▶ _Given problem_: Leaving out every picture, quote the data below exactly as it appears.

▶ _Material_:
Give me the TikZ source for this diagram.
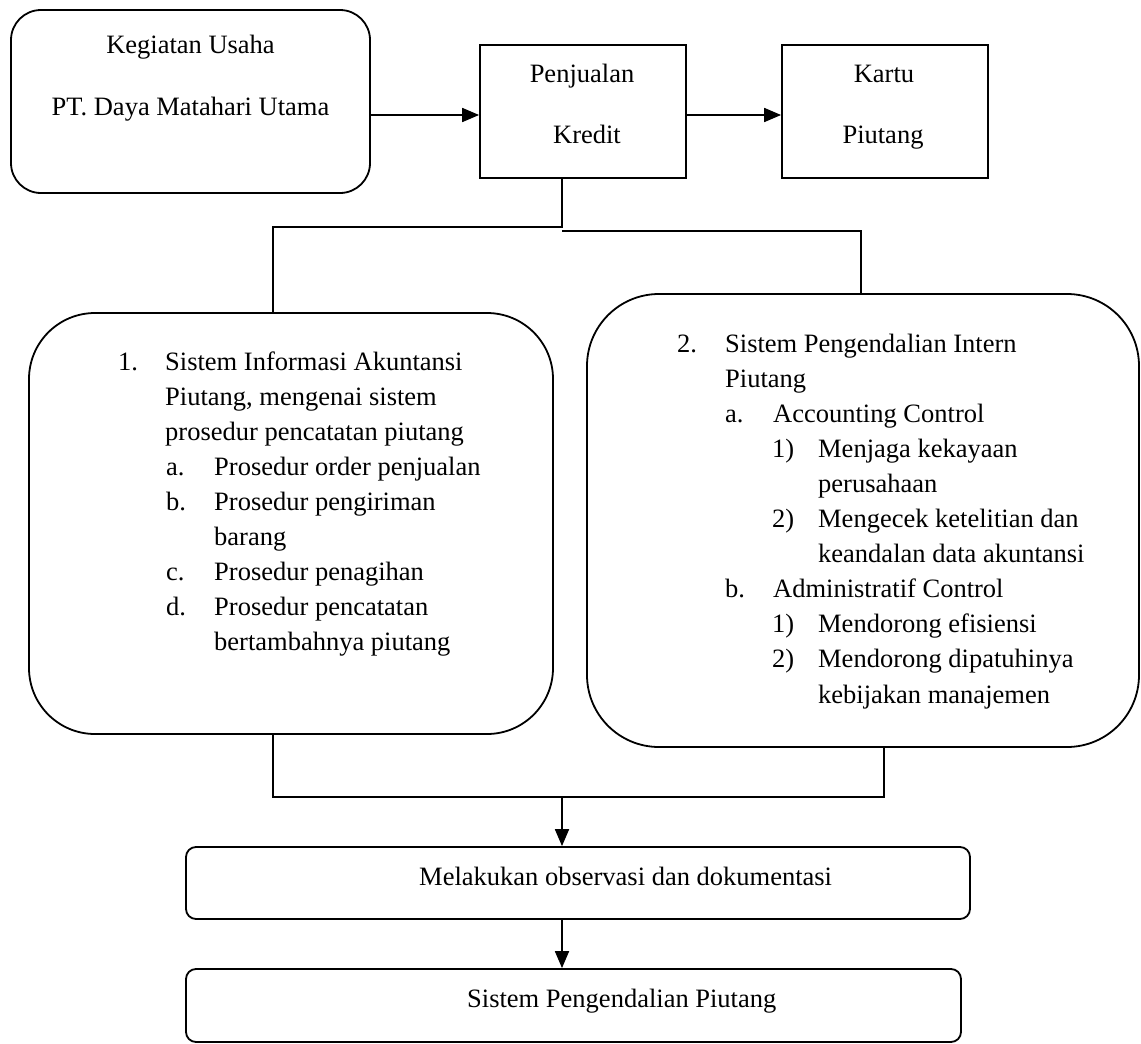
\documentclass[tikz,border=0pt]{standalone}
\usepackage{fontspec}
\setmainfont{Liberation Serif}
\usetikzlibrary{arrows.meta}

\tikzset{
  box/.style={draw, line width=1.8pt, inner sep=0pt, rectangle},
  rbox/.style={box, rounded corners=#1},
  txt/.style={inner sep=0pt, anchor=base west},
  ctxt/.style={inner sep=0pt, anchor=base},
  wire/.style={line width=1.8pt},
  arr/.style={wire, -{Triangle[length=17pt,width=14pt]}},
}
\newcommand{\nr}[2]{\makebox[#1pt][l]{#2}}

\begin{document}
\begin{tikzpicture}[x=1pt, y=-1pt,
  every node/.append style={font=\fontsize{26.5}{35}\selectfont}]
  \useasboundingbox (0,0) rectangle (1141,1044);

  % --- top row ---
  \node[rbox=30pt, minimum width=359pt, minimum height=183pt] (A) at (190.5,101.5) {};
  \node[box, minimum width=206pt, minimum height=133pt] (B) at (583,111.5) {};
  \node[box, minimum width=206pt, minimum height=133pt] (C) at (885,111.5) {};

  \node[ctxt] (a1) at (190.5,53) {Kegiatan Usaha};
  \node[ctxt] (a2) at (190.5,115) {PT. Daya Matahari Utama};
  \node[ctxt] (b1) at (582,82) {Penjualan};
  \node[ctxt] (b2) at (587,143) {Kredit};
  \node[ctxt] (c1) at (884,82) {Kartu};
  \node[ctxt] (c2) at (883,143) {Piutang};

  % --- the two system boxes ---
  \node[rbox=66pt, minimum width=524pt, minimum height=421pt] (D) at (291,523.5) {};
  \node[rbox=72pt, minimum width=552pt, minimum height=453pt] (E) at (863,520.5) {};

  % list of box D
  \node[txt] (d0) at (118,370) {\nr{47}{1.}Sistem Informasi Akuntansi};
  \node[txt] (d1) at (165,405) {Piutang, mengenai sistem};
  \node[txt] (d2) at (165,440) {prosedur pencatatan piutang};
  \node[txt] (d3) at (166,475) {\nr{48}{a.}Prosedur order penjualan};
  \node[txt] (d4) at (166,510) {\nr{48}{b.}Prosedur pengiriman};
  \node[txt] (d5) at (214,545) {barang};
  \node[txt] (d6) at (166,580) {\nr{48}{c.}Prosedur penagihan};
  \node[txt] (d7) at (166,615) {\nr{48}{d.}Prosedur pencatatan};
  \node[txt] (d8) at (214,650) {bertambahnya piutang};

  % list of box E
  \node[txt] (e0) at (677,352) {\nr{48}{2.}Sistem Pengendalian Intern};
  \node[txt] (e1) at (725,387.1) {Piutang};
  \node[txt] (e2) at (725,422.2) {\nr{48}{a.}Accounting Control};
  \node[txt] (e3) at (772,457.3) {\nr{46}{1)}Menjaga kekayaan};
  \node[txt] (e4) at (818,492.4) {perusahaan};
  \node[txt] (e5) at (772,527.5) {\nr{46}{2)}Mengecek ketelitian dan};
  \node[txt] (e6) at (818,562.6) {keandalan data akuntansi};
  \node[txt] (e7) at (725,597.7) {\nr{48}{b.}Administratif Control};
  \node[txt] (e8) at (772,632.8) {\nr{46}{1)}Mendorong efisiensi};
  \node[txt] (e9) at (772,667.9) {\nr{46}{2)}Mendorong dipatuhinya};
  \node[txt] (e10) at (818,703) {kebijakan manajemen};

  % --- bottom boxes ---
  \node[rbox=10pt, minimum width=784pt, minimum height=72pt] (F) at (578,883) {};
  \node[rbox=10pt, minimum width=775pt, minimum height=73pt] (G) at (573.5,1005.5) {};
  \node[txt] (f1) at (419,885) {Melakukan observasi dan dokumentasi};
  \node[txt] (g1) at (467,1007) {Sistem Pengendalian Piutang};

  % --- connectors ---
  \coordinate (splitL) at (562,227);
  \coordinate (splitR) at (562,231);
  \coordinate (leftTop) at (273,227);
  \coordinate (rightTop) at (861,231);
  \coordinate (leftBot) at (273,797);
  \coordinate (rightBot) at (884,797);
  \coordinate (merge) at (562,797);

  \draw[arr] ([yshift=-3.5pt]B.west -| A.east) -- ([yshift=-3.5pt]B.west);
  \draw[arr] ([yshift=-3.5pt]B.east) -- ([yshift=-3.5pt]C.west);

  \draw[wire] (B.south -| splitL) -- (splitL) -- (leftTop) -- (D.north -| leftTop);
  \draw[wire] (splitR) -- (rightTop) -- (E.north -| rightTop);
  \draw[wire] (D.south -| leftBot) -- (leftBot) -- (rightBot) -- (E.south -| rightBot);

  \draw[arr] (merge) -- (F.north -| merge);
  \draw[arr] (F.south -| merge) -- (G.north -| merge);
\end{tikzpicture}
\end{document}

▶ _Answer to the problem_:
Give me the TikZ source for this diagram.
\documentclass[tikz,border=0pt]{standalone}
\usepackage{fontspec}
\setmainfont{Liberation Serif}
\usetikzlibrary{arrows.meta}

\tikzset{
  box/.style={draw, line width=1.8pt, inner sep=0pt, rectangle},
  rbox/.style={box, rounded corners=#1},
  txt/.style={inner sep=0pt, anchor=base west},
  ctxt/.style={inner sep=0pt, anchor=base},
  wire/.style={line width=1.8pt},
  arr/.style={wire, -{Triangle[length=17pt,width=14pt]}},
}
\newcommand{\nr}[2]{\makebox[#1pt][l]{#2}}

\begin{document}
\begin{tikzpicture}[x=1pt, y=-1pt,
  every node/.append style={font=\fontsize{26.5}{35}\selectfont}]
  \useasboundingbox (0,0) rectangle (1141,1044);

  % --- top row ---
  \node[rbox=30pt, minimum width=359pt, minimum height=183pt] (A) at (190.5,101.5) {};
  \node[box, minimum width=206pt, minimum height=133pt] (B) at (583,111.5) {};
  \node[box, minimum width=206pt, minimum height=133pt] (C) at (885,111.5) {};

  \node[ctxt] (a1) at (190.5,53) {Kegiatan Usaha};
  \node[ctxt] (a2) at (190.5,115) {PT. Daya Matahari Utama};
  \node[ctxt] (b1) at (582,82) {Penjualan};
  \node[ctxt] (b2) at (587,143) {Kredit};
  \node[ctxt] (c1) at (884,82) {Kartu};
  \node[ctxt] (c2) at (883,143) {Piutang};

  % --- the two system boxes ---
  \node[rbox=66pt, minimum width=524pt, minimum height=421pt] (D) at (291,523.5) {};
  \node[rbox=72pt, minimum width=552pt, minimum height=453pt] (E) at (863,520.5) {};

  % list of box D
  \node[txt] (d0) at (118,370) {\nr{47}{1.}Sistem Informasi Akuntansi};
  \node[txt] (d1) at (165,405) {Piutang, mengenai sistem};
  \node[txt] (d2) at (165,440) {prosedur pencatatan piutang};
  \node[txt] (d3) at (166,475) {\nr{48}{a.}Prosedur order penjualan};
  \node[txt] (d4) at (166,510) {\nr{48}{b.}Prosedur pengiriman};
  \node[txt] (d5) at (214,545) {barang};
  \node[txt] (d6) at (166,580) {\nr{48}{c.}Prosedur penagihan};
  \node[txt] (d7) at (166,615) {\nr{48}{d.}Prosedur pencatatan};
  \node[txt] (d8) at (214,650) {bertambahnya piutang};

  % list of box E
  \node[txt] (e0) at (677,352) {\nr{48}{2.}Sistem Pengendalian Intern};
  \node[txt] (e1) at (725,387.1) {Piutang};
  \node[txt] (e2) at (725,422.2) {\nr{48}{a.}Accounting Control};
  \node[txt] (e3) at (772,457.3) {\nr{46}{1)}Menjaga kekayaan};
  \node[txt] (e4) at (818,492.4) {perusahaan};
  \node[txt] (e5) at (772,527.5) {\nr{46}{2)}Mengecek ketelitian dan};
  \node[txt] (e6) at (818,562.6) {keandalan data akuntansi};
  \node[txt] (e7) at (725,597.7) {\nr{48}{b.}Administratif Control};
  \node[txt] (e8) at (772,632.8) {\nr{46}{1)}Mendorong efisiensi};
  \node[txt] (e9) at (772,667.9) {\nr{46}{2)}Mendorong dipatuhinya};
  \node[txt] (e10) at (818,703) {kebijakan manajemen};

  % --- bottom boxes ---
  \node[rbox=10pt, minimum width=784pt, minimum height=72pt] (F) at (578,883) {};
  \node[rbox=10pt, minimum width=775pt, minimum height=73pt] (G) at (573.5,1005.5) {};
  \node[txt] (f1) at (419,885) {Melakukan observasi dan dokumentasi};
  \node[txt] (g1) at (467,1007) {Sistem Pengendalian Piutang};

  % --- connectors ---
  \coordinate (splitL) at (562,227);
  \coordinate (splitR) at (562,231);
  \coordinate (leftTop) at (273,227);
  \coordinate (rightTop) at (861,231);
  \coordinate (leftBot) at (273,797);
  \coordinate (rightBot) at (884,797);
  \coordinate (merge) at (562,797);

  \draw[arr] ([yshift=-3.5pt]B.west -| A.east) -- ([yshift=-3.5pt]B.west);
  \draw[arr] ([yshift=-3.5pt]B.east) -- ([yshift=-3.5pt]C.west);

  \draw[wire] (B.south -| splitL) -- (splitL) -- (leftTop) -- (D.north -| leftTop);
  \draw[wire] (splitR) -- (rightTop) -- (E.north -| rightTop);
  \draw[wire] (D.south -| leftBot) -- (leftBot) -- (rightBot) -- (E.south -| rightBot);

  \draw[arr] (merge) -- (F.north -| merge);
  \draw[arr] (F.south -| merge) -- (G.north -| merge);
\end{tikzpicture}
\end{document}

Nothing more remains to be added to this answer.